Secondo le statistiche Istat, quasi il 40% delle vittime di violenza sessuale non mostra lesioni fisiche. La difficoltà di dimostrare la coercizione in assenza di segni evidenti scoraggia le denunce e lascia zone grigie nella giustizia. Secondo la professoressa di Filosofia del diritto dell’Università di Torino, Maria Borrello, le donne sono indotte a non dire “no” perché sentono di non avere i mezzi o il diritto di porre fine a un comportamento indesiderato. Questo si inquadra nella rappresentazione patriarcale dei rapporti tra i generi, dove il rifiuto può essere visto come parte di un gioco seduttivo.​

Cultura prima che norma

Il ministro della Giustizia francese Éric Dupond-Moretti ha definito la legge “un progresso culturale, prima ancora che giuridico”. L’obiettivo non è riempire le carceri ma prevenire le violenze attraverso un cambiamento di mentalità che riconosca l’autodeterminazione sessuale come diritto inalienabile.
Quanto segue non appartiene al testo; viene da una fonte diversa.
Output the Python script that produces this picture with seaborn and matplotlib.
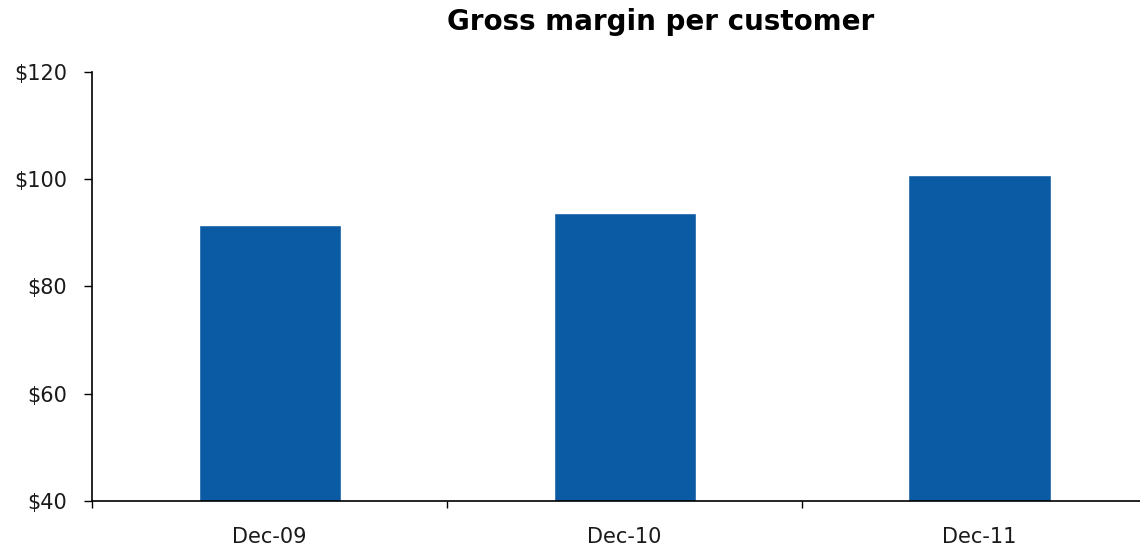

Le pene previste restano invariate: fino a 20 anni di reclusione nei casi più gravi, come per vittime minorenni o persone in stato di vulnerabilità.​

La Norvegia ha approvato nel giugno 2025 una riforma simile con 91 voti favorevoli e 12 contrari, portando a 19 il numero degli stati dell’Area economica europea con legislazione basata sul consenso. Anche Danimarca e Finlandia hanno introdotto negli ultimi anni norme analoghe. Human Rights Watch ha definito la legge francese “una svolta storica che afferma l’autonomia sessuale di donne e ragazze”. Il movimento #MeToo, nato nel 2017, ha portato all’attenzione pubblica la questione della violenza sessuale, creando le condizioni culturali per riforme legislative che ora si stanno diffondendo in Europa. Anche se non ovunque.